By Marjory Robertson, Esq., AVP and Senior Counsel, Sun Life U.S.

Employers and employees face a daunting task when it comes to planning for leave related to pregnancy, childbirth, and bonding with a new child. Many disability laws and policies may apply that provide paid leave, unpaid leave, and/or paid benefits for disability during pregnancy, disability to recover from childbirth, and/or bonding that vary by state and, in some cases, by city and county.

Federal Laws

Since 1993, the federal Family and Medical Leave Act (FMLA) has guaranteed both parents of a newborn child essentially equal time off after the child’s birth. Under the FMLA, each eligible employee is provided with up to 12 weeks of job-protected unpaid leave per benefit year for an employee’s serious health condition, to bond with a new child, or to care for a child with a serious health condition. Women who experience a so-called “routine” pregnancy typically take leave to recover from childbirth and can then take the remainder of their 12 weeks to bond with their new child(ren).

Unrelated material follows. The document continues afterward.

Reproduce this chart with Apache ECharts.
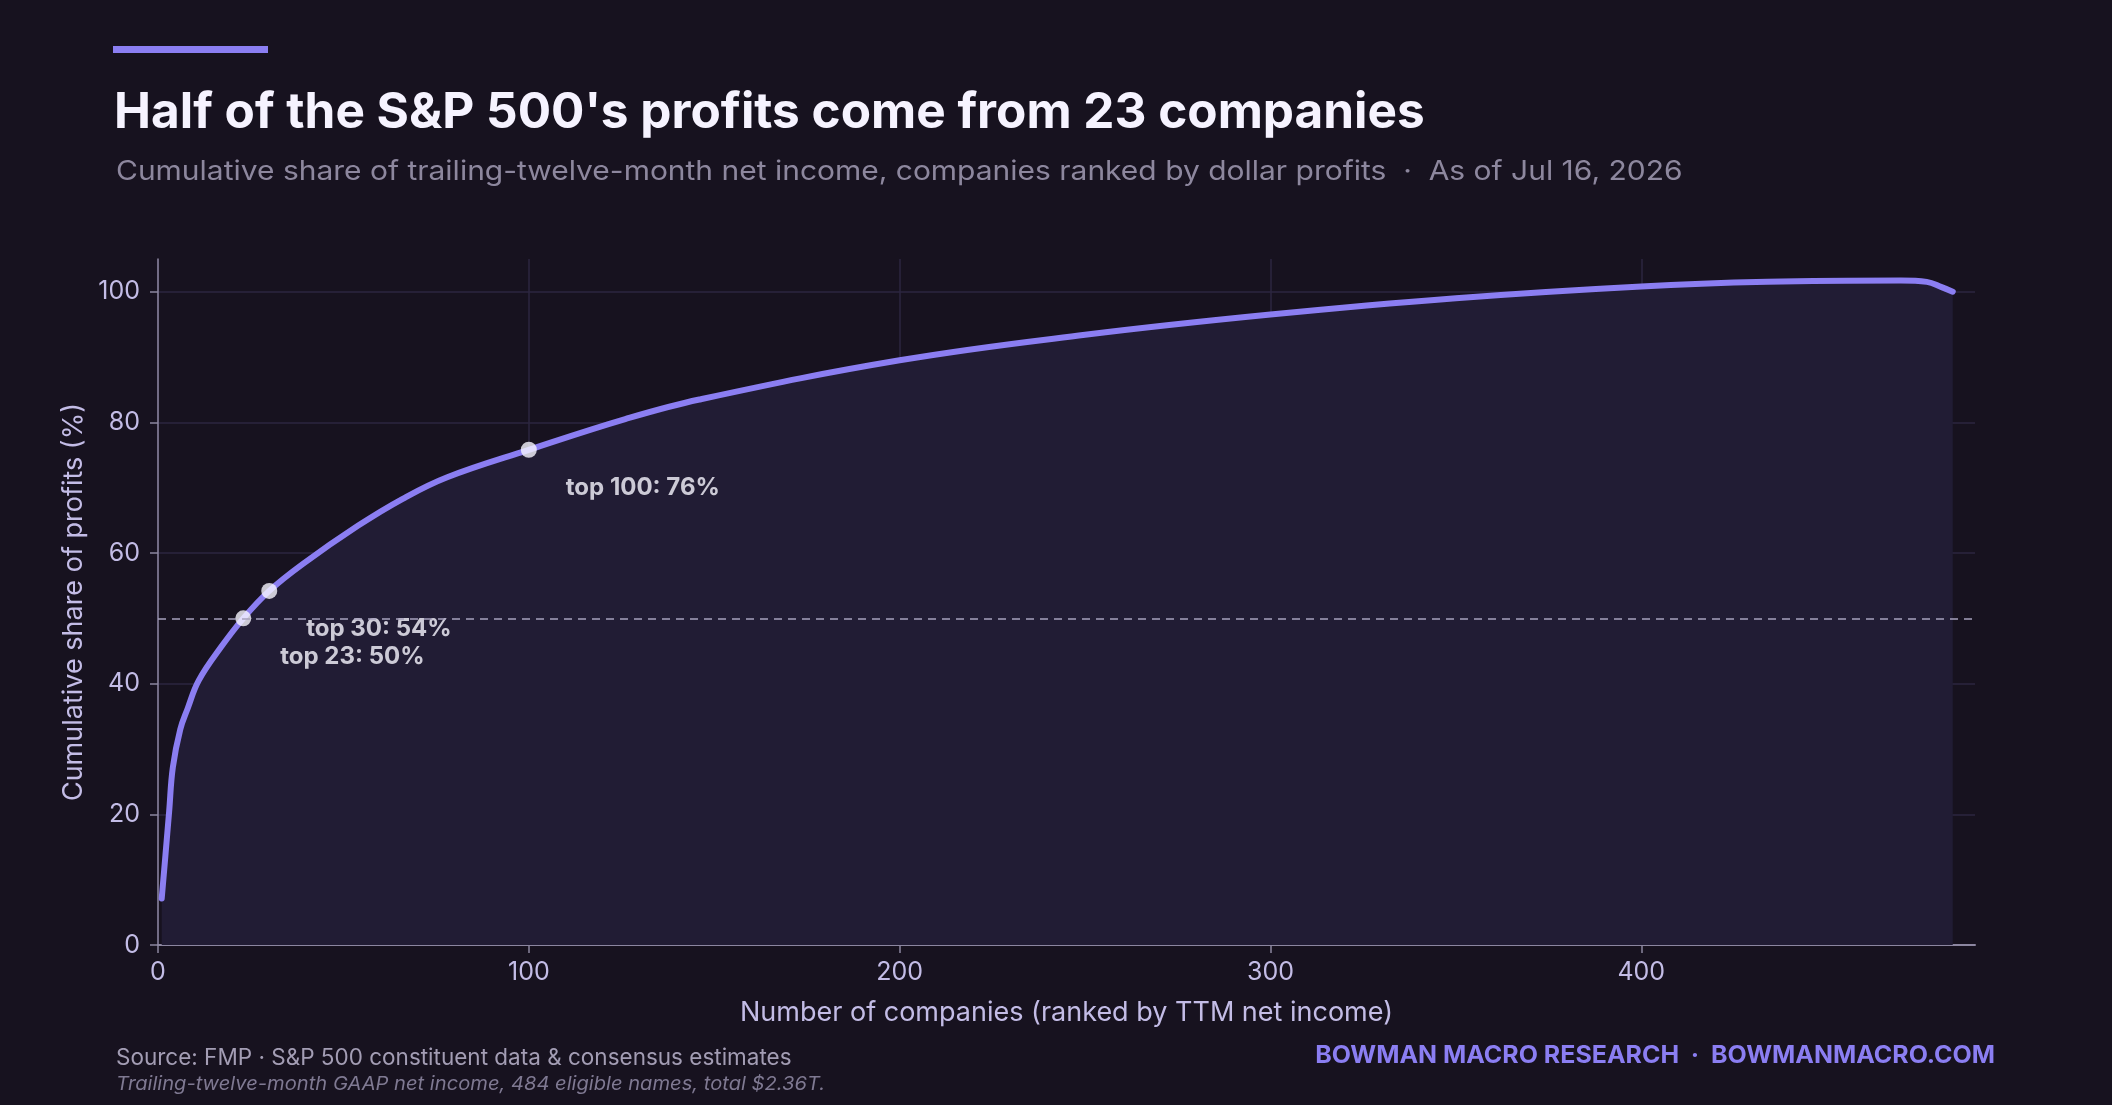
<!DOCTYPE html>
<html>
<head>
<meta charset="utf-8">
<title>S&P 500 profit concentration</title>
<script src="https://cdn.jsdelivr.net/npm/echarts@6/dist/echarts.min.js"></script>
<style>
  html, body { margin: 0; padding: 0; background: #17121f; }
  #chartArea { width: 2112px; height: 1105px; }
</style>
</head>
<body>
<div id="chartArea"></div>
<script>
// companies ranked by TTM net income -> cumulative share of profits (%)
let ranks = [1, 2, 3, 4, 6, 8, 11, 17, 23, 30, 39, 54, 66, 78, 100, 126, 146, 200, 250, 300, 350, 400, 434, 470, 477, 481, 484];
let shares = [7.1, 13.7, 20.4, 27.2, 33.0, 36.2, 40.5, 45.6, 50.0, 54.2, 58.3, 64.2, 68.3, 71.6, 75.8, 80.5, 83.5, 89.5, 93.4, 96.5, 99.0, 100.8, 101.5, 101.7, 101.5, 100.7, 100.0];

let markRanks = [23, 30, 100];
let markShares = [50.0, 54.2, 75.8];
let markLabels = ['top 23: 50%', 'top 30: 54%', 'top 100: 76%'];

let xTicks = [0, 100, 200, 300, 400];
let yTicks = [0, 20, 40, 60, 80, 100];

let font = 'Inter, "Noto Sans", sans-serif';
let accent = '#8b7ef2';
let bg = '#17121f';
let gridColor = '#2c2640';
let axisColor = '#8c86a0';
let labelColor = '#c3bce6';

let myChart = echarts.init(document.getElementById('chartArea'));

let lineData = [];
for (let i = 0; i < ranks.length; i++) {
    lineData.push([ranks[i], shares[i]]);
}
let markData = [];
for (let i = 0; i < markRanks.length; i++) {
    markData.push({value: [markRanks[i], markShares[i]], label: {formatter: markLabels[i]}});
}

let option = {
    backgroundColor: bg,
    animation: false,
    textStyle: {fontFamily: font},
    grid: {left: 158, right: 137, top: 259, bottom: 160},
    graphic: [
        {type: 'rect', left: 113, top: 46, shape: {width: 155, height: 7}, style: {fill: accent}},
        {type: 'text', left: 114, top: 88, style: {
            text: "Half of the S&P 500's profits come from 23 companies",
            font: 'bold 49.5px ' + font, fill: '#f6f3ff'}},
        {type: 'text', left: 116, top: 158, scaleX: 1.11, style: {
            text: 'Cumulative share of trailing-twelve-month net income, companies ranked by dollar profits  \u00b7  As of Jul 16, 2026',
            font: '27px ' + font, fill: '#8d879e'}},
        {type: 'text', left: 116, top: 1047, style: {
            text: 'Source: FMP \u00b7 S&P 500 constituent data & consensus estimates',
            font: '22.5px ' + font, fill: '#a39db4'}},
        {type: 'text', left: 116, top: 1075, scaleX: 1.06, style: {
            text: 'Trailing-twelve-month GAAP net income, 484 eligible names, total $2.36T.',
            font: 'italic 19px ' + font, fill: '#7f7992'}},
        {type: 'text', right: 117, top: 1044, scaleX: 1.04, style: {
            text: 'BOWMAN MACRO RESEARCH  \u00b7  BOWMANMACRO.COM',
            font: 'bold 24px ' + font, fill: accent}}
    ],
    xAxis: {
        type: 'value',
        min: 0,
        max: 490,
        interval: 100,
        name: 'Number of companies (ranked by TTM net income)',
        nameLocation: 'middle',
        nameGap: 54,
        nameTextStyle: {color: labelColor, fontSize: 27},
        axisLine: {lineStyle: {color: axisColor, width: 2}},
        axisTick: {show: true, length: 8, lineStyle: {color: axisColor, width: 1.5}, customValues: xTicks},
        axisLabel: {color: labelColor, fontSize: 25, margin: 15, customValues: xTicks},
        splitLine: {show: true, lineStyle: {color: gridColor, width: 1.5}}
    },
    yAxis: {
        type: 'value',
        min: 0,
        max: 105,
        interval: 20,
        name: 'Cumulative share of profits (%)',
        nameLocation: 'middle',
        nameGap: 69,
        nameTextStyle: {color: labelColor, fontSize: 27},
        axisLine: {show: true, lineStyle: {color: axisColor, width: 1.5}},
        axisTick: {show: true, length: 8, lineStyle: {color: axisColor, width: 1.5}, customValues: yTicks},
        axisLabel: {color: labelColor, fontSize: 25, margin: 18, customValues: yTicks},
        splitLine: {show: true, lineStyle: {color: gridColor, width: 1.5}}
    },
    series: [
        {
            type: 'line',
            data: lineData,
            smooth: 0.4,
            showSymbol: false,
            lineStyle: {color: accent, width: 6, cap: 'round'},
            areaStyle: {color: '#211c34', opacity: 1},
            markLine: {
                silent: true,
                symbol: 'none',
                label: {show: false},
                lineStyle: {color: '#a7a1bd', type: [8, 6], width: 1.5},
                data: [{yAxis: 50}]
            },
            z: 2
        },
        {
            type: 'scatter',
            data: markData,
            symbolSize: 16,
            itemStyle: {color: '#f8f6ff'},
            label: {
                show: true,
                position: [45, 46],
                align: 'left',
                verticalAlign: 'middle',
                color: '#f8f6ff',
                fontSize: 24,
                fontWeight: 'bold'
            },
            z: 3
        }
    ]
};

myChart.setOption(option);
</script>
</body>
</html>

Most medical professionals agree that the standard period of time needed to recover from a routine childbirth (i.e., one without complications) is six weeks for a vaginal birth and eight weeks for a Caesarean delivery, which results in a split of six to eight weeks for the employee’s own serious health condition and six to four weeks for bonding. Eligible nonbirth parents can take up to 12 weeks to bond with their new children.

Under the Americans with Disabilities Act (ADA), some birth mothers may be entitled to take even more unpaid leave for reasons related to pregnancy or childbirth. While a routine pregnancy is not considered a disability under the ADA, complications before or after childbirth may qualify as a disabling condition, and case law has clearly established that job-protected leave can be a reasonable accommodation under the ADA.